(Records with drawing code)
## START
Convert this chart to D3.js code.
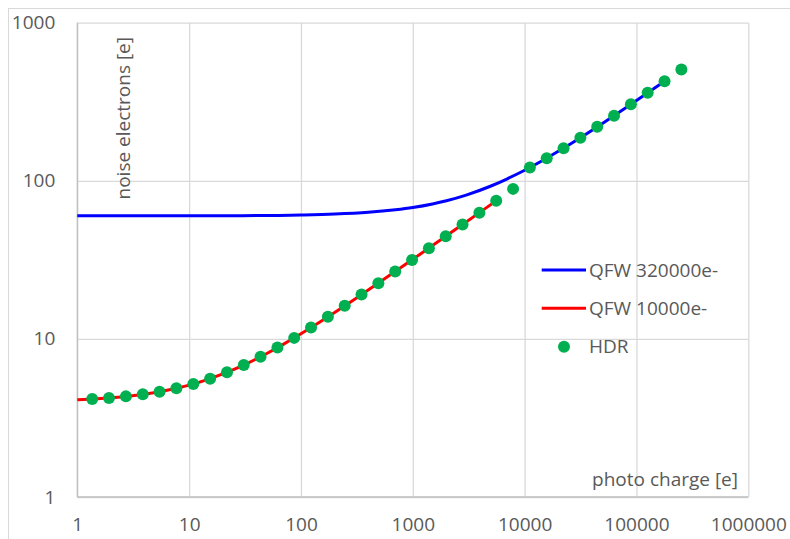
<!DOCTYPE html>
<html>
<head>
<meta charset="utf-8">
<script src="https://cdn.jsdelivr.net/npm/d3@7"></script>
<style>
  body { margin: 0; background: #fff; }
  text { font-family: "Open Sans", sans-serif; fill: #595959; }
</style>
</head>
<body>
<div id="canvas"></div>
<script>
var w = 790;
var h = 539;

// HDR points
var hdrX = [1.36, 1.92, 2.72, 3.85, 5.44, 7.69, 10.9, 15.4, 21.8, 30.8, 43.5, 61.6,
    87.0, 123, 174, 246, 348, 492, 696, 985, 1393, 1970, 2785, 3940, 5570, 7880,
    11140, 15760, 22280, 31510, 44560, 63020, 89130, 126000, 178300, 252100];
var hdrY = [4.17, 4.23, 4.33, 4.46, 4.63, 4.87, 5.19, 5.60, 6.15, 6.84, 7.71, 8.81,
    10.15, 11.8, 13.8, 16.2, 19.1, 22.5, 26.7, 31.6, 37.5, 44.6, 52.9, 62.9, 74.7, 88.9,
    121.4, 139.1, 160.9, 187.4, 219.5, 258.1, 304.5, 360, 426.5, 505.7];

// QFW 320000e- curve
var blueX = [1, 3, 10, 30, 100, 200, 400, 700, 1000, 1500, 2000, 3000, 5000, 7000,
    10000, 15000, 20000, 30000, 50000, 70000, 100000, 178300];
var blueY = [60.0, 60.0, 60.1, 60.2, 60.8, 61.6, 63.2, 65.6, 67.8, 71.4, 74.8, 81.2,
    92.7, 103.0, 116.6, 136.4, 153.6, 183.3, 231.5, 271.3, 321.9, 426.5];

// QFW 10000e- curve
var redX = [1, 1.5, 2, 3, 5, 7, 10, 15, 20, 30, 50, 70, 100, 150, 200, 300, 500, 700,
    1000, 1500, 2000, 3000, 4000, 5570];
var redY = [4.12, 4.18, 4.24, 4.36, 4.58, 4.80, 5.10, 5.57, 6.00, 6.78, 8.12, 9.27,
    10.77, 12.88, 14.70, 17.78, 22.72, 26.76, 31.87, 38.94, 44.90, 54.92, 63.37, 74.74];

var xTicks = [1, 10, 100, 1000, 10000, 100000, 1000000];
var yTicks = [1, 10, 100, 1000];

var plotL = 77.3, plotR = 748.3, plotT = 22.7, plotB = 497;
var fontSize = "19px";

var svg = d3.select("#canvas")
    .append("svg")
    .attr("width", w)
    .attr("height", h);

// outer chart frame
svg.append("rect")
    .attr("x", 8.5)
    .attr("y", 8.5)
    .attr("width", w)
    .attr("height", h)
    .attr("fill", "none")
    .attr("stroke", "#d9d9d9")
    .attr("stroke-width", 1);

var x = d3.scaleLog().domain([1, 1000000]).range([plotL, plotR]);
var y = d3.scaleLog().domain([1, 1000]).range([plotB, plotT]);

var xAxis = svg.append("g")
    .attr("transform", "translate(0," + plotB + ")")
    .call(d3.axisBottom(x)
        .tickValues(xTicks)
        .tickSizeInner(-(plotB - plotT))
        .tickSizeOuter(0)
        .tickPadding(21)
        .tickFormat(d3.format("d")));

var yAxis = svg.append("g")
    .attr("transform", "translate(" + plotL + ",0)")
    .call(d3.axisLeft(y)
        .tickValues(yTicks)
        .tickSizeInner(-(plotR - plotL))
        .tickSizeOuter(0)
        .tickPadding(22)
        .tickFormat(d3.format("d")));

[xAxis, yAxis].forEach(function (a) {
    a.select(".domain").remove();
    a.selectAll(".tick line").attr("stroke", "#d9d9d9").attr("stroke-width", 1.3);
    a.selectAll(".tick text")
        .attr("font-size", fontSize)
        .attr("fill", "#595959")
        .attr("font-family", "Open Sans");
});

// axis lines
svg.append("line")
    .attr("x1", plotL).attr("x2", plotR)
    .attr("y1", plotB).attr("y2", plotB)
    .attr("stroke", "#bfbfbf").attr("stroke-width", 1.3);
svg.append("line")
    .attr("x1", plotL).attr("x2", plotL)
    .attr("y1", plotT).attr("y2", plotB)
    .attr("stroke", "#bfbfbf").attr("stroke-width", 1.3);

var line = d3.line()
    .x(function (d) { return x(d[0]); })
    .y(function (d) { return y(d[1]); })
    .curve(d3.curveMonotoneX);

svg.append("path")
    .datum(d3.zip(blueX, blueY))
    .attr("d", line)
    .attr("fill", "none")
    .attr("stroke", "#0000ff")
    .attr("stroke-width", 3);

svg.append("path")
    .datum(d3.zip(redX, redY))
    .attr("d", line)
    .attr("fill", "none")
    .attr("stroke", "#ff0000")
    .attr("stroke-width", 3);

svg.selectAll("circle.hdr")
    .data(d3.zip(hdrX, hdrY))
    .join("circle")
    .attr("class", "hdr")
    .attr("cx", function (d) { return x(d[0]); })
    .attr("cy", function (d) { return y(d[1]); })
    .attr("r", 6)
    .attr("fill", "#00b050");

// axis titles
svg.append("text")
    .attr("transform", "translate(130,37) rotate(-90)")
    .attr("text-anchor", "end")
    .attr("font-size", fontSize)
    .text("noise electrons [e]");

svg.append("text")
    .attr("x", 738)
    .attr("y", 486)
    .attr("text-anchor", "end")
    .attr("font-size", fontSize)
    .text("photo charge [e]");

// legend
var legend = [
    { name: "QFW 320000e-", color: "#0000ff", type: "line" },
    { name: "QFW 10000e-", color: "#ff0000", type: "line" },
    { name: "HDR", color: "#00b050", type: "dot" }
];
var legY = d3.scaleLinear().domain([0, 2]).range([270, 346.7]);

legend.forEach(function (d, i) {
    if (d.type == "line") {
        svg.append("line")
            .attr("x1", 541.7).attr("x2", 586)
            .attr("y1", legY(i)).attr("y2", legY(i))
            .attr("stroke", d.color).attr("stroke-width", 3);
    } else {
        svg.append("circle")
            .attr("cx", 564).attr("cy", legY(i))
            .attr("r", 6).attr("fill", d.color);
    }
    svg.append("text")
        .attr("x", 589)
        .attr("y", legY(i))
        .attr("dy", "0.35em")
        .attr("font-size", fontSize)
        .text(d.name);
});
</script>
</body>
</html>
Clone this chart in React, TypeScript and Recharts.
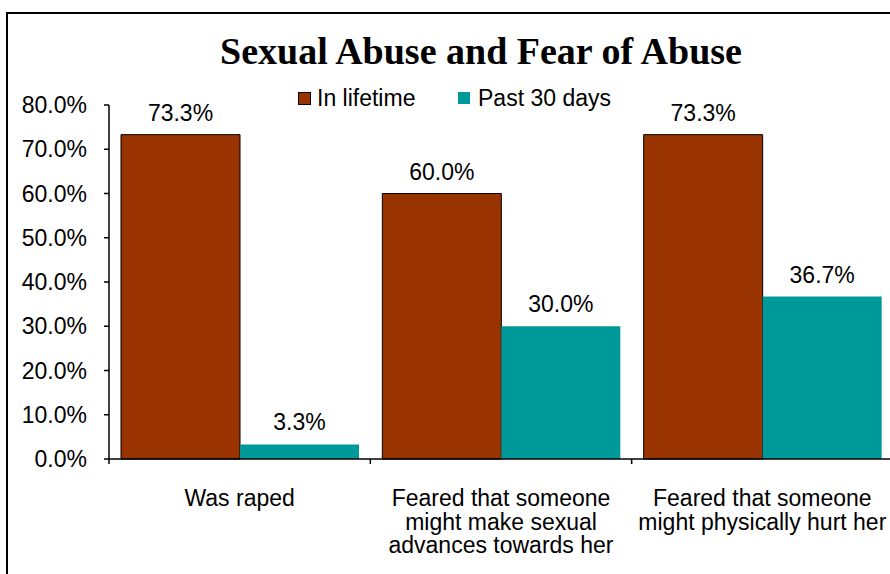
## END
What needs to be done: Everything from the first line of the entries through the line that contains "360, 426.5, 505.7];" is to be reproduced exactly, except the pictures.

Response:
Convert this chart to D3.js code.
<!DOCTYPE html>
<html>
<head>
<meta charset="utf-8">
<script src="https://cdn.jsdelivr.net/npm/d3@7"></script>
<style>
  body { margin: 0; background: #fff; }
  text { font-family: "Open Sans", sans-serif; fill: #595959; }
</style>
</head>
<body>
<div id="canvas"></div>
<script>
var w = 790;
var h = 539;

// HDR points
var hdrX = [1.36, 1.92, 2.72, 3.85, 5.44, 7.69, 10.9, 15.4, 21.8, 30.8, 43.5, 61.6,
    87.0, 123, 174, 246, 348, 492, 696, 985, 1393, 1970, 2785, 3940, 5570, 7880,
    11140, 15760, 22280, 31510, 44560, 63020, 89130, 126000, 178300, 252100];
var hdrY = [4.17, 4.23, 4.33, 4.46, 4.63, 4.87, 5.19, 5.60, 6.15, 6.84, 7.71, 8.81,
    10.15, 11.8, 13.8, 16.2, 19.1, 22.5, 26.7, 31.6, 37.5, 44.6, 52.9, 62.9, 74.7, 88.9,
    121.4, 139.1, 160.9, 187.4, 219.5, 258.1, 304.5, 360, 426.5, 505.7];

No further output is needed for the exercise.